Background: Prior to Jul 2023, at our academic hospital medicine program, the 6-month clinical schedule was created in commercial scheduling software and released 2-4 weeks before the start of that schedule. The actual schedule creation took 3+ months. This led to physician discontent due to the inability to plan professional and personal obligations. Our schedule is complex with 72 physicians and 31 different service lines that we staff daily – at total of >2000 potential combinations per day. Adding to the complexity, our physicians are paid per shift rather than salaried. As a result, shifts have variable FTE weights. Our physicians also have various administrative, education or leadership roles, and thus, differing clinical FTE (cFTE). The commercial scheduling software does not allow for simultaneous viewing of the shifts filled, physicians available and their total scheduled cFTE, making schedule creation arduous when using that software.

Purpose: We created a new scheduling tool that vastly improved the scheduling process which allowed for much earlier publication of the schedule.

Description: We identified that the commercial scheduling software was unsatisfactory and did not allow for viewing of all variables simultaneously. Two of the authors built a new Excel-based scheduling tool. The tool allows for simultaneous viewing on the Y axis of the doctors, their individual target cFTE, and their calculated cFTE which live tallies as shifts are added. Along the x-axis is the calendar and above the calendar are columns of the clinical shifts that must be filled per day. To build the schedule, we click a cell in the row associated with someone’s schedule for the particular day and select from a drop-down box to pick the shift; once that shift is used, the color on the shift list changes from orange to green, indicating the shift has been filled. The background tabs that operate the sheet include a cFTE calculator where individual’s total FTE is calculated based on the assigned shift weights, and there is also a tab that tracks accidental duplicate scheduling. The ability to immediately know current scheduled cFTE enabled us to quickly rectify over- or under-scheduling by redistributing shifts. We were also able to quickly identify areas of inequity if people were scheduled for above average night shifts, or above average weekend shifts. When we were informed of last minute changes (FMLA requests, cFTE changes, additional physicians starting mid-year), it was quite easy to edit multiple individual schedules quickly using our tool. Two of the authors completed the Jul-Dec 2023 schedule in about 3 weeks, publishing it in early April; and completed the Jan-Jun 2024 schedule in about 2 weeks, publishing it in early October.

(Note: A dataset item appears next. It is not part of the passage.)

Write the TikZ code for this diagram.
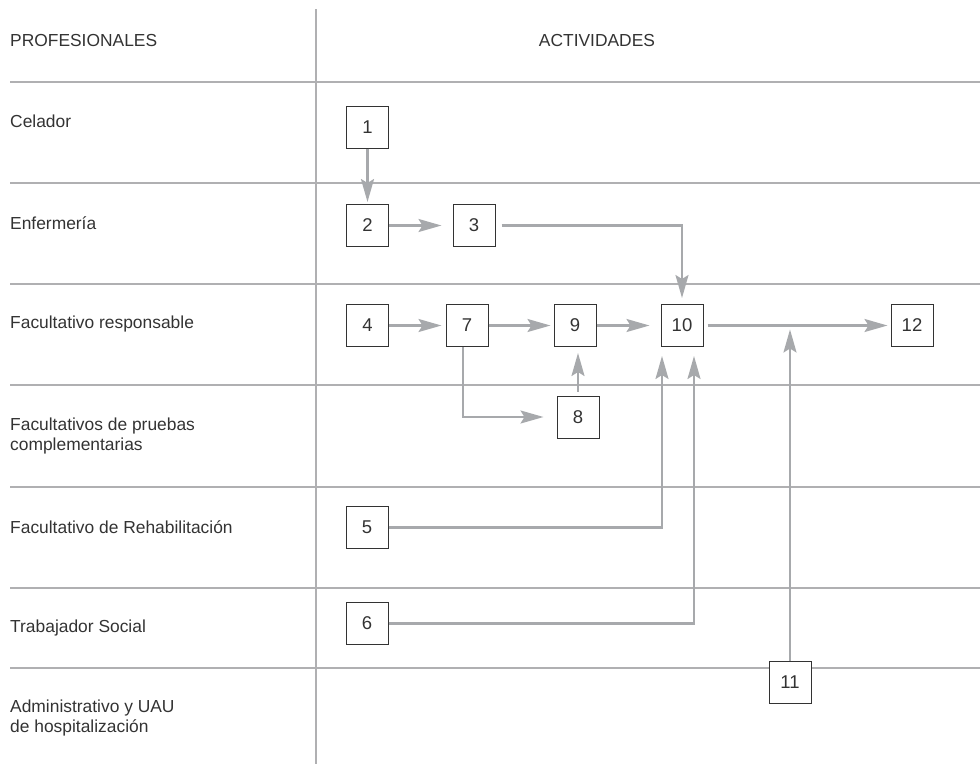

Conclusions: We designed and implemented a new, Excel-based scheduling tool for our academic hospital medicine schedule of 72 physicians. This improved the scheduling process and speed at which the schedule was generated. In this process, we were able to honor all scheduling requests and generate a complex clinical schedule about 3 months before the schedule starts. The feedback from our division has been overwhelmingly positive since this change has occurred. Our future goals include copyrighting the sheet, dissemination to both local divisions and departments at our institution, as well as national dissemination to other hospitalist groups.